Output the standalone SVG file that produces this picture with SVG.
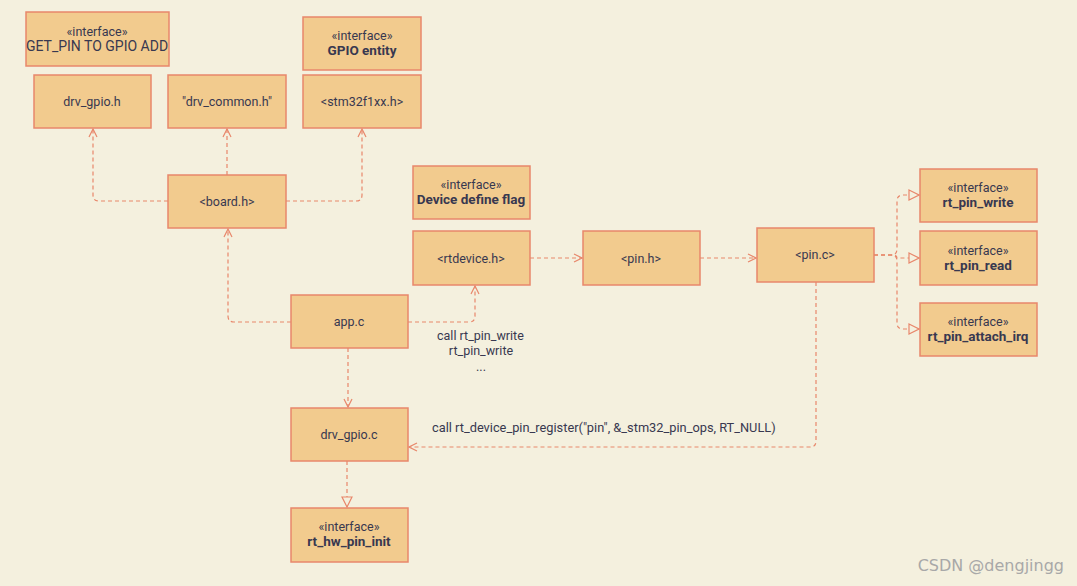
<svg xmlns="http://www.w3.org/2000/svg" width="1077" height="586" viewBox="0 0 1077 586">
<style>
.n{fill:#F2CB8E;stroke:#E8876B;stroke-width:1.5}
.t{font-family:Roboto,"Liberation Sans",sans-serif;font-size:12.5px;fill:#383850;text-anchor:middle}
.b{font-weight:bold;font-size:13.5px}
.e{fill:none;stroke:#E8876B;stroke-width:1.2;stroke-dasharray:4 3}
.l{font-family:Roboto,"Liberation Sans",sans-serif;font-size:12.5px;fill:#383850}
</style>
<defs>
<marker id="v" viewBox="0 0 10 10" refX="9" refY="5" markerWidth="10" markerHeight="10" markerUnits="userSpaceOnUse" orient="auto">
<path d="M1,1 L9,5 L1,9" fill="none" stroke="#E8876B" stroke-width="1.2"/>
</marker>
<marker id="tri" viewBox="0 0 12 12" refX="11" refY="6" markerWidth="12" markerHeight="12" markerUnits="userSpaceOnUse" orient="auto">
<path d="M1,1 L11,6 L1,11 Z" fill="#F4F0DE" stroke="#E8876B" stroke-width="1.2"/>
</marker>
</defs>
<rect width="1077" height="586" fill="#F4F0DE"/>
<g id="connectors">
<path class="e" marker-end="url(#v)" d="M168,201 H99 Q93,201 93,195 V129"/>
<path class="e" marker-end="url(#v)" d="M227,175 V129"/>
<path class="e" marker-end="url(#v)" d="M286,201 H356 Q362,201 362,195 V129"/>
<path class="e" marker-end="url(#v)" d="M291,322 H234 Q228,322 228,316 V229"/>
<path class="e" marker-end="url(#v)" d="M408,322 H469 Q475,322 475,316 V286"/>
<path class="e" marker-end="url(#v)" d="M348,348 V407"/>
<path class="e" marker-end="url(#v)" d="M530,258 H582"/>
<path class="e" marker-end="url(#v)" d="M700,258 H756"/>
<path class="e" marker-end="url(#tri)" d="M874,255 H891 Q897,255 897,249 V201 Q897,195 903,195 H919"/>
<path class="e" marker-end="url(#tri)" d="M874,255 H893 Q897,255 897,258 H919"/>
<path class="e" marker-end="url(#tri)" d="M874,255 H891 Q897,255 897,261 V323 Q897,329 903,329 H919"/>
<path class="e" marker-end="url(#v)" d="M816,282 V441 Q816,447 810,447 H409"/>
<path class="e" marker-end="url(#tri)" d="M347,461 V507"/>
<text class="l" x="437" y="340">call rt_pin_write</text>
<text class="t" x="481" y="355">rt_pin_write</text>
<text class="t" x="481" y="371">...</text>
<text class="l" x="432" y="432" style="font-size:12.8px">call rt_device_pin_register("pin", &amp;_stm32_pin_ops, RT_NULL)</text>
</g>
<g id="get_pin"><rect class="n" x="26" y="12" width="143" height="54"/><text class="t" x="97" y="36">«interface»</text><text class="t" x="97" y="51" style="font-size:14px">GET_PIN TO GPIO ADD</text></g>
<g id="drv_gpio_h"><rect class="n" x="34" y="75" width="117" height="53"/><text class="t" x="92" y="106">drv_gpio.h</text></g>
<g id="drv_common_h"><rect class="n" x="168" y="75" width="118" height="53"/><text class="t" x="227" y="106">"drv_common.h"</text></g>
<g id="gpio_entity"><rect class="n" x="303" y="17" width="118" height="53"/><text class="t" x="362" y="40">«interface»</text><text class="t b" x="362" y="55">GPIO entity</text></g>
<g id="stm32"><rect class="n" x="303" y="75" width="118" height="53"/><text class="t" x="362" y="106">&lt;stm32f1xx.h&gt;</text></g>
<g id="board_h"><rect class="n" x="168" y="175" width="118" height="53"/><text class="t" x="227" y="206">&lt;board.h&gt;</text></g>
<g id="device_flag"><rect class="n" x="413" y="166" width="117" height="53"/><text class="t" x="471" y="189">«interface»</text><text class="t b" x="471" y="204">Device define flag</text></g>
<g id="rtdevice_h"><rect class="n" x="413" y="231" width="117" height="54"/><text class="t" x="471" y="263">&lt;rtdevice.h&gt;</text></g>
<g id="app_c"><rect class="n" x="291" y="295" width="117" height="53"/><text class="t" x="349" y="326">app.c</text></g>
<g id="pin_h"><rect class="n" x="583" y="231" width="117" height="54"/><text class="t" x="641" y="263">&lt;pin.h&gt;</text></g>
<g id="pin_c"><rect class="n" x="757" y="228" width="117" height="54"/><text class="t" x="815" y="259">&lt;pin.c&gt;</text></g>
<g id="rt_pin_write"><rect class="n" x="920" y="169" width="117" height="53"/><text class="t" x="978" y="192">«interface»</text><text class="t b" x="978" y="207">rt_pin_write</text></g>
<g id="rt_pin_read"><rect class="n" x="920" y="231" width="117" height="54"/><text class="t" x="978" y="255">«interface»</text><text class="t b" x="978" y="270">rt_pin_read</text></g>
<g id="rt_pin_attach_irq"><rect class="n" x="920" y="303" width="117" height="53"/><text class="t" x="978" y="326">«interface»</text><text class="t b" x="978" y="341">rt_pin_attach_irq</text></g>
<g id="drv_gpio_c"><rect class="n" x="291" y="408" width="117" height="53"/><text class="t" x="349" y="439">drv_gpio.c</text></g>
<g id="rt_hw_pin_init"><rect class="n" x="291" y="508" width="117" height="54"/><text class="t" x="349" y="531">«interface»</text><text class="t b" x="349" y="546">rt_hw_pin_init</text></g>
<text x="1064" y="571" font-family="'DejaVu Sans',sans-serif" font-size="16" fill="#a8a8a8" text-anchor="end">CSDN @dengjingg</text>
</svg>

----------------

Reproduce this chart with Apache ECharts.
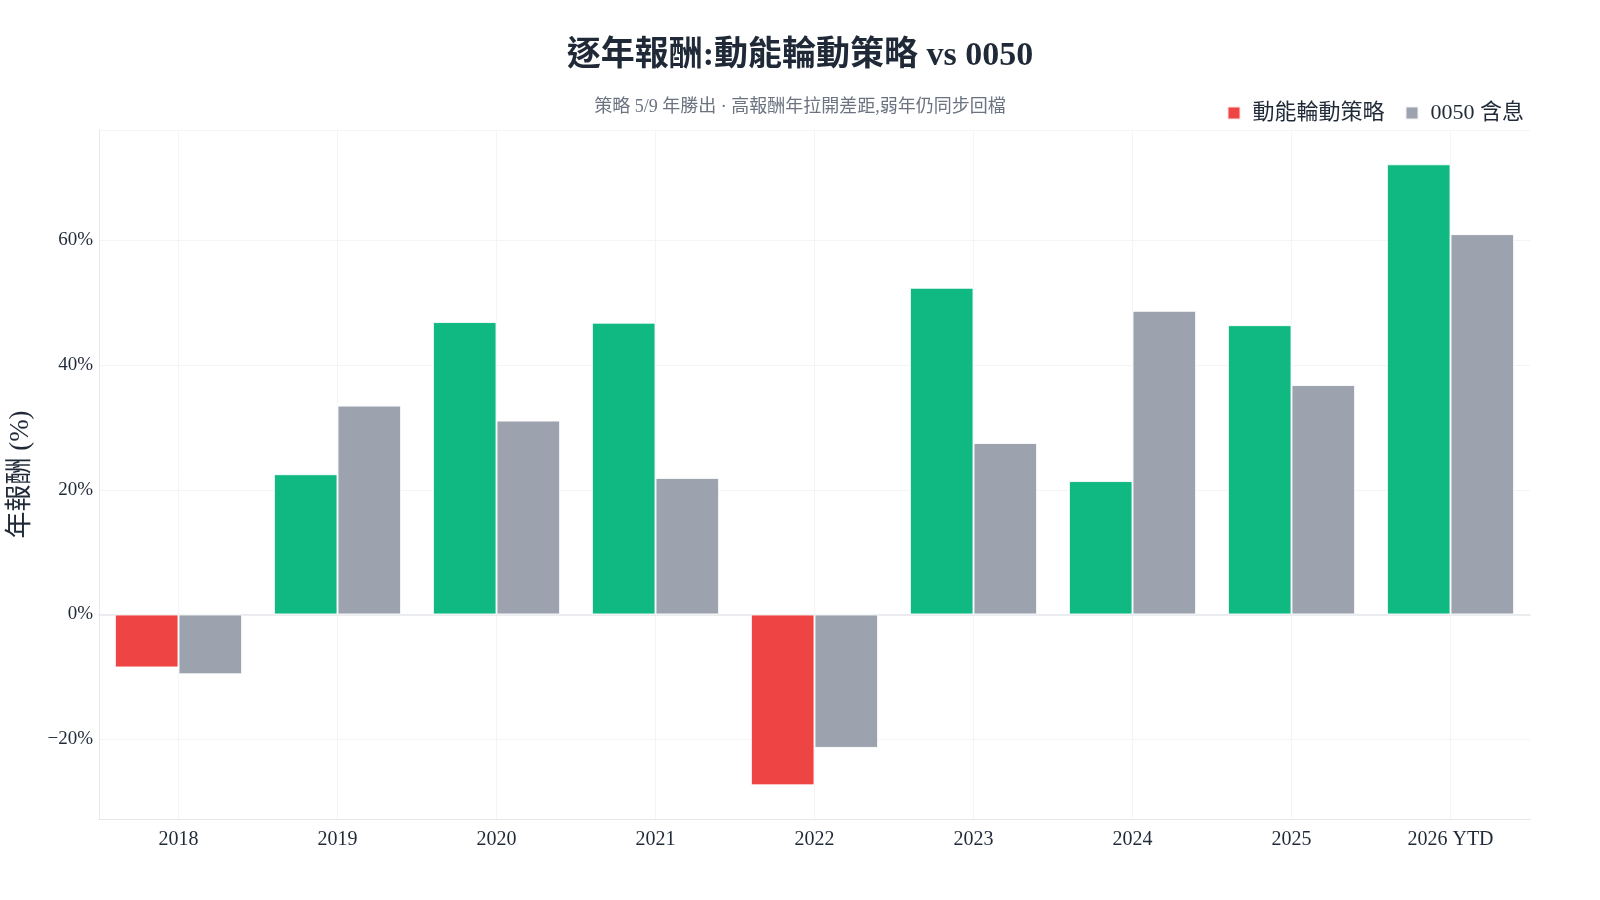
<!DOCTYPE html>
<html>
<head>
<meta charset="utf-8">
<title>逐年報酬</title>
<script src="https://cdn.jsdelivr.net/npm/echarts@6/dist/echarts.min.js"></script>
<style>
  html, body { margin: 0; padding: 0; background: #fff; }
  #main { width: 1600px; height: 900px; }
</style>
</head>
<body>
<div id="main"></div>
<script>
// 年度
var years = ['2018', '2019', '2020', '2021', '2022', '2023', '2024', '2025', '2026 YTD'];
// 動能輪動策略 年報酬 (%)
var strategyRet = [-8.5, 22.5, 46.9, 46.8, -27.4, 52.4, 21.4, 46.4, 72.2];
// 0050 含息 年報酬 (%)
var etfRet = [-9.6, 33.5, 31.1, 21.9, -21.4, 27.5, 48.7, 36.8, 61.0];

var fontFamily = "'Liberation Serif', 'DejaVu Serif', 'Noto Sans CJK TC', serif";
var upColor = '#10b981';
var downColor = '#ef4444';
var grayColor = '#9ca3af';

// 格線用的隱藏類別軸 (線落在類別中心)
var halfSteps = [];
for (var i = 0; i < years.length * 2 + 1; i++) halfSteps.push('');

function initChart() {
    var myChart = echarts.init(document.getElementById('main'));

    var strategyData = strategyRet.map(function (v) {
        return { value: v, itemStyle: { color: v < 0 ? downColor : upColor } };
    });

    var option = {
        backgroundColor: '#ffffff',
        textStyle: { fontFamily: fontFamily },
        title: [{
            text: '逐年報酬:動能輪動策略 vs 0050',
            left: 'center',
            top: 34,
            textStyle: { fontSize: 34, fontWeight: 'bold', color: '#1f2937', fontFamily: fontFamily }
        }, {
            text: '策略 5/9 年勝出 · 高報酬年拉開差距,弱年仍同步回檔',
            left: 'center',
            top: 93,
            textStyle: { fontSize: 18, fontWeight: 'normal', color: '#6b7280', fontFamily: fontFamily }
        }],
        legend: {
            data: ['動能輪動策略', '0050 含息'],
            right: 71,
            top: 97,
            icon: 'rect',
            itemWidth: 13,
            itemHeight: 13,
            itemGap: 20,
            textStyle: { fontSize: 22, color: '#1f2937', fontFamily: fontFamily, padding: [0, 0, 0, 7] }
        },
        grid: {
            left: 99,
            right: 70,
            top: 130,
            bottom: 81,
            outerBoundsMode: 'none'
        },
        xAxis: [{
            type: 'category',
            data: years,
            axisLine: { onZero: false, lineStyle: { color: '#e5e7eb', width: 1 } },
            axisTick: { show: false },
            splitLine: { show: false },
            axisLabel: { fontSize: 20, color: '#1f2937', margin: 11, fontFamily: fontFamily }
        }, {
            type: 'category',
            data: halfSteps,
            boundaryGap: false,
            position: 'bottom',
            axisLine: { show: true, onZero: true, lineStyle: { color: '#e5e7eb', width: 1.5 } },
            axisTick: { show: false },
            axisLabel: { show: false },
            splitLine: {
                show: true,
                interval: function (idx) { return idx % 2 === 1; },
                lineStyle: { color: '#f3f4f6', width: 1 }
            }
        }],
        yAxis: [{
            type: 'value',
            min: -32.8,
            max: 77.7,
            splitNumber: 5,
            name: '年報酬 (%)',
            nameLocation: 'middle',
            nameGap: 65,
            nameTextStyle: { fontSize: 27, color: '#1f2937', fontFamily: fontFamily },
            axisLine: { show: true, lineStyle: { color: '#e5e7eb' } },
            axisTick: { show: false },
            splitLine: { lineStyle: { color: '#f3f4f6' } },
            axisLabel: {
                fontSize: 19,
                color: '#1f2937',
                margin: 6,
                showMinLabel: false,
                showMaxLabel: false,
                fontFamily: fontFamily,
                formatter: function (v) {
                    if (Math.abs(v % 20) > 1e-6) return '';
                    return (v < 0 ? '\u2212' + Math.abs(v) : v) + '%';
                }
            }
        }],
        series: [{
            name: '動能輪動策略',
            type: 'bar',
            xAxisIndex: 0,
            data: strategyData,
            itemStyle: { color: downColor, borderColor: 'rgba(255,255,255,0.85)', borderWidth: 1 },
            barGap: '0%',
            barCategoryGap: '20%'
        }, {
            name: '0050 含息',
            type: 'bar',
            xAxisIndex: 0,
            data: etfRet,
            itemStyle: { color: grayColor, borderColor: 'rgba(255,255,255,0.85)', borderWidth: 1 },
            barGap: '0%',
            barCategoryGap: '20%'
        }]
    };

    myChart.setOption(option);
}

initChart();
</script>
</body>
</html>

----------------

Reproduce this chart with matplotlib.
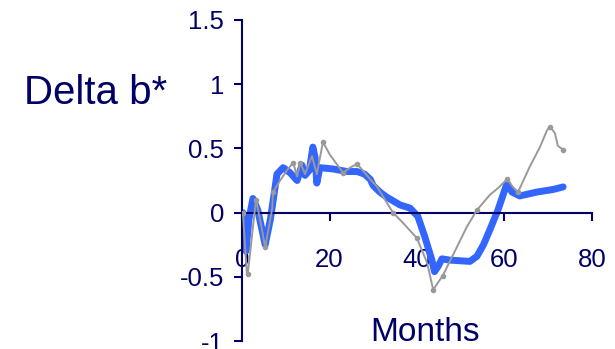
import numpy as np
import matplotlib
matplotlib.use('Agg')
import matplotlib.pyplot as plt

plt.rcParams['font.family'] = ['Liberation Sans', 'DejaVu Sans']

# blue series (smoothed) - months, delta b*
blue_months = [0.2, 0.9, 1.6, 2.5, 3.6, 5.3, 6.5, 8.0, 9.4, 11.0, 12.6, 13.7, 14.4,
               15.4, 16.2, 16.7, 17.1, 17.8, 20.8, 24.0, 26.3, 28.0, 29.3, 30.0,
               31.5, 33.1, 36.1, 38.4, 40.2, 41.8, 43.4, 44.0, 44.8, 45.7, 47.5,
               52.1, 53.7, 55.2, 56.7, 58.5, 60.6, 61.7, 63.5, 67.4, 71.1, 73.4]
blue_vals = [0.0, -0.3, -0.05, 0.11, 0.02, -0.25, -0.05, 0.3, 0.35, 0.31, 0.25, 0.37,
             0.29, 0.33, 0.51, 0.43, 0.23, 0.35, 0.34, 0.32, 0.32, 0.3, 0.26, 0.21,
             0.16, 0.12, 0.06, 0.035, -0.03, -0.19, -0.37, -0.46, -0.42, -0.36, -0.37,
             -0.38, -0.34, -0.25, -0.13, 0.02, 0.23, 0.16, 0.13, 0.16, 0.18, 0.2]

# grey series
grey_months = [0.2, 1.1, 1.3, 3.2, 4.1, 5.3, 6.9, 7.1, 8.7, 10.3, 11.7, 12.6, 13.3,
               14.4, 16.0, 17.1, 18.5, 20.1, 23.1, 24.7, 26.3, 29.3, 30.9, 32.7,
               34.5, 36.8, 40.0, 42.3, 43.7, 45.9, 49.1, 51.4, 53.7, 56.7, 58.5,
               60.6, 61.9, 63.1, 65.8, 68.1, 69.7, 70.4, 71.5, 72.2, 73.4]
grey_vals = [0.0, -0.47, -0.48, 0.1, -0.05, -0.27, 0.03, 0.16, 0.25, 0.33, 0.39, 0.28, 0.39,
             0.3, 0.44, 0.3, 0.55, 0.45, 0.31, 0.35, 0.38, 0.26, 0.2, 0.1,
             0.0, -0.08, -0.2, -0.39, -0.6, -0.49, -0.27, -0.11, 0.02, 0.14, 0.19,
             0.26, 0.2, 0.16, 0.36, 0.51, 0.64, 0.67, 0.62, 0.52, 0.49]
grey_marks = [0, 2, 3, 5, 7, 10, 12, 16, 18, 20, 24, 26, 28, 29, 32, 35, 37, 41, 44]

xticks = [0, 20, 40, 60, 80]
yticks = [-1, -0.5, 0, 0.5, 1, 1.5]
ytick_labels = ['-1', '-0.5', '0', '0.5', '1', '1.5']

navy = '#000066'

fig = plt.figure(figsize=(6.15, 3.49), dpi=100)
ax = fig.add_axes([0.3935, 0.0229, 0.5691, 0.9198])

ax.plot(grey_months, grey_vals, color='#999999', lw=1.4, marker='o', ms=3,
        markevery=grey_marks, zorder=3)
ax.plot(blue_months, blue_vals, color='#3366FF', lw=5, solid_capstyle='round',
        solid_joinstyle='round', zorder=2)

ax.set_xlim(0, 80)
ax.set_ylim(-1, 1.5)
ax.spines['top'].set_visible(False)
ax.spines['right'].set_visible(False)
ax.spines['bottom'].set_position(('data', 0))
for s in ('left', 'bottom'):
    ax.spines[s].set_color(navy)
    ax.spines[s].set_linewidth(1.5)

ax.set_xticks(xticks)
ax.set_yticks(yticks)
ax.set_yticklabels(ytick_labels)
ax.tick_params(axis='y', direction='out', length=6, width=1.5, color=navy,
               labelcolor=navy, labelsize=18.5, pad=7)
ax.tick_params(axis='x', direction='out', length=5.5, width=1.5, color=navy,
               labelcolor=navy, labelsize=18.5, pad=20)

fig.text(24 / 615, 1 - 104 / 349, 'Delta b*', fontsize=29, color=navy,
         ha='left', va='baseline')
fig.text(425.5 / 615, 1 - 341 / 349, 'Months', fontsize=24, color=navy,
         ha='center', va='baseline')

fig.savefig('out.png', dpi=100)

----------------

• **EXERCISE**
Your task is to retype exactly the lines from the one containing "Reproduce this chart with matplotlib." through the one containing "plt.rcParams['font.family'] = ['Liberation", leaving every picture out.

• **WORKED ANSWER**
Reproduce this chart with matplotlib.
import numpy as np
import matplotlib
matplotlib.use('Agg')
import matplotlib.pyplot as plt

plt.rcParams['font.family'] = ['Liberation Sans', 'DejaVu Sans']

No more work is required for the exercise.